Other types of information to be delivered to the SSI: The Communiqué elaborates which data will be disclosed by each institution specified therein, either periodically or upon the SSI's request. Some of the remarkable ones are as follows:
- The General Directorate of Land Registry and Cadastre to make available to the SSI real estate's information of those who have debts to the SSI;
- The Ministry of Customs and Trade to provide information and documents regarding commercial vehicles which have entered into, or left Turkey;
- Trade Registries to provide, upon the SSI's request, information about legal entities and their shareholders if not available on the Central Trade Registry System (Merkezi Sicil Kayıt Sistemi, known as MERSIS);
- Governorships, upon the SSI's request, to inform on as to whether the relevant person has travelled abroad or not;
- The General Directorate of Security to inform with respect to the vehicles registered in the name of those who did not pay their debts timely to the SSI;
- Borsa İstanbul to make available to the SSI info on shares registered with Central Securities Depository and owned by those who failed to pay their debts to the SSI in due course.
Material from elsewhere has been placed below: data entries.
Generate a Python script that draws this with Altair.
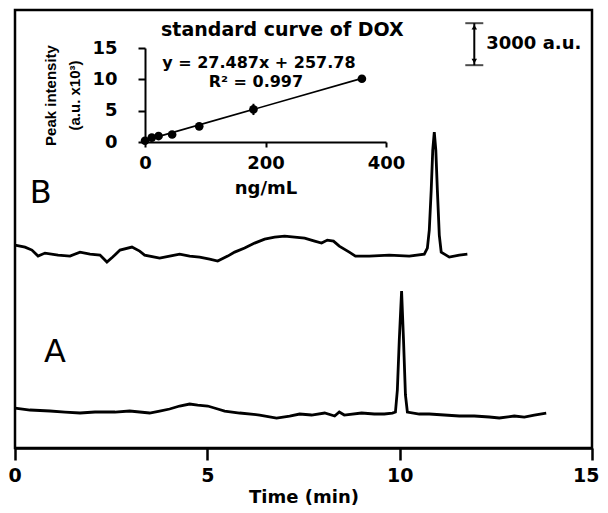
import altair as alt
import pandas as pd

# ---------------- main chromatograms (time in min, intensity in a.u.) ----------------
tA = [0.00, 0.39, 0.91, 1.30, 1.69, 2.08, 2.60, 2.98, 3.50, 3.76, 4.02, 4.28, 4.54, 4.75,
      5.01, 5.27, 5.45, 5.84, 6.36, 6.80, 7.14, 7.40, 7.71, 8.05, 8.31, 8.43, 8.56, 9.01,
      9.34, 9.60, 9.81, 9.89, 9.94, 9.99, 10.05, 10.10, 10.15, 10.20, 10.51, 10.77, 11.16,
      11.55, 11.94, 12.33, 12.59, 12.98, 13.24, 13.50, 13.81]
aA = [2857, 2714, 2643, 2571, 2500, 2571, 2571, 2643, 2500, 2643, 2786, 3000, 3143, 3071,
      3000, 2786, 2643, 2500, 2357, 2143, 2286, 2429, 2357, 2500, 2286, 2571, 2357, 2500,
      2429, 2429, 2500, 2571, 4143, 7714, 11214, 7714, 3786, 2571, 2429, 2429, 2357,
      2286, 2286, 2214, 2143, 2286, 2214, 2357, 2500]

tB = [0.00, 0.26, 0.44, 0.60, 0.78, 1.12, 1.43, 1.69, 1.95, 2.21, 2.39, 2.54, 2.73, 3.04,
      3.24, 3.37, 3.76, 4.02, 4.28, 4.54, 4.80, 5.06, 5.27, 5.53, 5.71, 5.97, 6.23, 6.49,
      6.75, 7.01, 7.27, 7.53, 7.79, 7.97, 8.12, 8.28, 8.43, 8.69, 8.85, 9.21, 9.73, 10.25,
      10.64, 10.72, 10.77, 10.82, 10.86, 10.90, 10.94, 10.98, 11.03, 11.08, 11.29, 11.55, 11.76]
aB = [14500, 14357, 14143, 13714, 13929, 13786, 13714, 14000, 13857, 13786, 13286, 13643,
      14143, 14357, 14071, 13786, 13571, 13714, 13857, 13714, 13643, 13500, 13357, 13714,
      14000, 14286, 14643, 14929, 15071, 15143, 15071, 15000, 14786, 14643, 14857, 14786,
      14429, 14000, 13714, 13714, 13786, 13714, 13857, 14286, 15571, 18429, 21286, 22571,
      21286, 18429, 15214, 14000, 13643, 13786, 13857]

trace_labels = ["A", "B"]
trace_label_t = [1.04, 0.67]
trace_label_au = [6857, 18214]

# scale bar (3000 a.u.)
bar_t = [11.94]
bar_lo = [27357]
bar_hi = [30357]
bar_text = ["3000 a.u."]

# ---------------- inset: standard curve ----------------
conc = [0, 11.25, 22.5, 45, 90, 180, 360]
inten = [0.2, 0.7, 0.95, 1.2, 2.5, 5.2, 10.1]
err = [0.05, 0.1, 0.1, 0.1, 0.2, 0.9, 0.25]
fit_x = [0, 360]
fit_y = [0.26, 10.15]
inset_title = ["standard curve of DOX"]
inset_title_x = [228]
inset_title_y = [17.9]
inset_texts = ["y = 27.487x + 257.78", "R\u00b2 = 0.997"]
inset_text_x = [189, 184]
inset_text_y = [12.6, 9.5]

FONT = "DejaVu Sans"

xs = alt.Scale(domain=[0, 15], nice=False)
ys = alt.Scale(domain=[0, 31300], nice=False)
x_axis = alt.Axis(values=[0, 5, 10, 15], title="Time (min)", grid=False,
                  labelFlush=True, labelFlushOffset=7,
                  domainColor="black", domainWidth=2.5, tickColor="black", tickWidth=2.5,
                  tickSize=12, labelFont=FONT, labelFontWeight="bold", labelFontSize=19,
                  labelColor="black", labelPadding=6, titleFont=FONT, titleFontWeight="bold",
                  titleFontSize=18, titleColor="black", titlePadding=3)

def X(field):
    return alt.X(field, type="quantitative", scale=xs, axis=x_axis)

def Y(field):
    return alt.Y(field, type="quantitative", scale=ys, axis=None)

dfA = pd.DataFrame({"t": tA, "au": aA})
dfB = pd.DataFrame({"t": tB, "au": aB})
lineA = alt.Chart(dfA).mark_line(color="black", strokeWidth=2.8).encode(x=X("t"), y=Y("au"))
lineB = alt.Chart(dfB).mark_line(color="black", strokeWidth=2.8).encode(x=X("t"), y=Y("au"))

df_lab = pd.DataFrame({"t": trace_label_t, "au": trace_label_au, "lab": trace_labels})
labels = alt.Chart(df_lab).mark_text(font=FONT, fontSize=32, color="black",
                                     align="center", baseline="middle").encode(
    x=X("t"), y=Y("au"), text="lab:N")

df_bar = pd.DataFrame({"t": bar_t, "lo": bar_lo, "hi": bar_hi, "txt": bar_text})
bar = alt.Chart(df_bar).mark_rule(color="black", strokeWidth=2).encode(
    x=X("t"), y=Y("lo"), y2="hi")
cap_lo = alt.Chart(df_bar).mark_tick(color="black", thickness=2, size=18,
                                     orient="horizontal").encode(x=X("t"), y=Y("lo"))
cap_hi = alt.Chart(df_bar).mark_tick(color="black", thickness=2, size=18,
                                     orient="horizontal").encode(x=X("t"), y=Y("hi"))
arr_hi = alt.Chart(df_bar).mark_point(shape="triangle-up", filled=True, color="black",
                                      size=30, opacity=1, yOffset=4).encode(x=X("t"), y=Y("hi"))
arr_lo = alt.Chart(df_bar).mark_point(shape="triangle-down", filled=True, color="black",
                                      size=30, opacity=1, yOffset=-4).encode(x=X("t"), y=Y("lo"))
bar_txt = alt.Chart(df_bar).mark_text(font=FONT, fontWeight="bold", fontSize=18,
                                      color="black", align="left", baseline="middle",
                                      dx=12).encode(
    x=X("t"), y=alt.Y("mid:Q", scale=ys, axis=None), text="txt:N"
).transform_calculate(mid="(datum.lo + datum.hi) / 2")

main = alt.layer(lineA, lineB, labels, bar, cap_lo, cap_hi, arr_hi, arr_lo, bar_txt)

# inset
cx = alt.Scale(domain=[0, 400], range=[130, 371], nice=False)
cy = alt.Scale(domain=[0, 15], range=[132, 38], nice=False)
cx_axis = alt.Axis(values=[0, 200, 400], orient="bottom", offset=-306, title="ng/mL",
                   grid=False, labelFlush=False, domainColor="black", domainWidth=2,
                   tickColor="black", tickWidth=2, tickSize=5, labelFont=FONT,
                   labelFontWeight="bold", labelFontSize=18, labelColor="black",
                   labelPadding=7, titleFont=FONT, titleFontWeight="bold", titleFontSize=18,
                   titleColor="black", titlePadding=7)
cy_axis = alt.Axis(values=[0, 5, 10, 15], orient="left", offset=-130,
                   title=["Peak intensity", "(a.u. x10\u00b3)"], grid=False,
                   domainColor="black", domainWidth=2, tickColor="black", tickWidth=2,
                   tickSize=7, labelFont=FONT, labelFontWeight="bold", labelFontSize=18,
                   labelColor="black", labelPadding=21, titleFont="Liberation Sans",
                   titleFontWeight="bold", titleFontSize=15, titleColor="black",
                   titleLineHeight=24, titlePadding=9)

def CX(field):
    return alt.X(field, type="quantitative", scale=cx, axis=cx_axis)

def CY(field):
    return alt.Y(field, type="quantitative", scale=cy, axis=cy_axis)

df_pts = pd.DataFrame({"c": conc, "v": inten, "e": err})
df_fit = pd.DataFrame({"c": fit_x, "v": fit_y})
fit = alt.Chart(df_fit).mark_line(color="black", strokeWidth=1.6).encode(x=CX("c"), y=CY("v"))
ebar = alt.Chart(df_pts).mark_rule(color="black", strokeWidth=2).encode(
    x=CX("c"), y=alt.Y("lo:Q", scale=cy, axis=cy_axis), y2="hi:Q"
).transform_calculate(lo="datum.v - datum.e", hi="datum.v + datum.e")
pts = alt.Chart(df_pts).mark_point(filled=True, color="black", size=75, opacity=1).encode(
    x=CX("c"), y=CY("v"))
df_ttl = pd.DataFrame({"c": inset_title_x, "v": inset_title_y, "s": inset_title})
ttl = alt.Chart(df_ttl).mark_text(font=FONT, fontWeight="bold", fontSize=19, color="black",
                                  align="center", baseline="middle").encode(
    x=CX("c"), y=CY("v"), text="s:N")
df_it = pd.DataFrame({"c": inset_text_x, "v": inset_text_y, "s": inset_texts})
itxt = alt.Chart(df_it).mark_text(font=FONT, fontWeight="bold", fontSize=16, color="black",
                                  align="center", baseline="middle").encode(
    x=CX("c"), y=CY("v"), text="s:N")

inset = alt.layer(fit, ebar, pts, ttl, itxt)

chart = alt.layer(main, inset).resolve_scale(x="independent", y="independent").properties(
    width=577, height=438,
    autosize=alt.AutoSizeParams(type="none"),
    padding={"left": 7, "top": 2, "right": 8, "bottom": 57},
).configure_view(stroke="black", strokeWidth=2.5)

chart.save("out.html", embed_options={"renderer": "svg", "actions": False})
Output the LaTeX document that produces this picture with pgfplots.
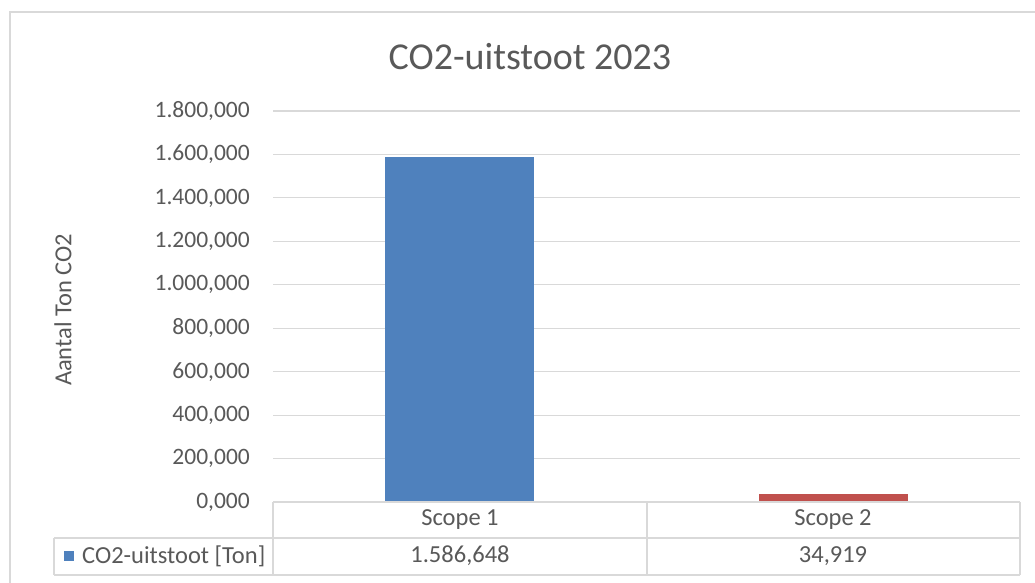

Sanction for failure to disclose the requested data: According to the Law No. 5510, in case the relevant institution, including public administrations and banks, fails to disclose the requested data to the SSI in the absence of a force majeure event, it would be subject to an administrative fine corresponding to five times of the monthly minimum wage. If the requested information or document is provided later than the time the SSI asked for, then the fine would be twice of the monthly minimum wage.3
1 Published in the Official Gazette No. 28843 on 6 December 2013.
2 Published in the Official Gazette No. 26200 on 16 June 2006.
3 Gross monthly minimum wage is TRY 1.134 from 1 July 2014 until the end of this year. Accordingly, the fine forfailing to fulfill the SSI's data request will correspond to a total amount of TRY 5,670 and if the requested data will be provided later, the fine will amount to TRY 2,268 when the Communiqué becomes effective on 1 August 2014.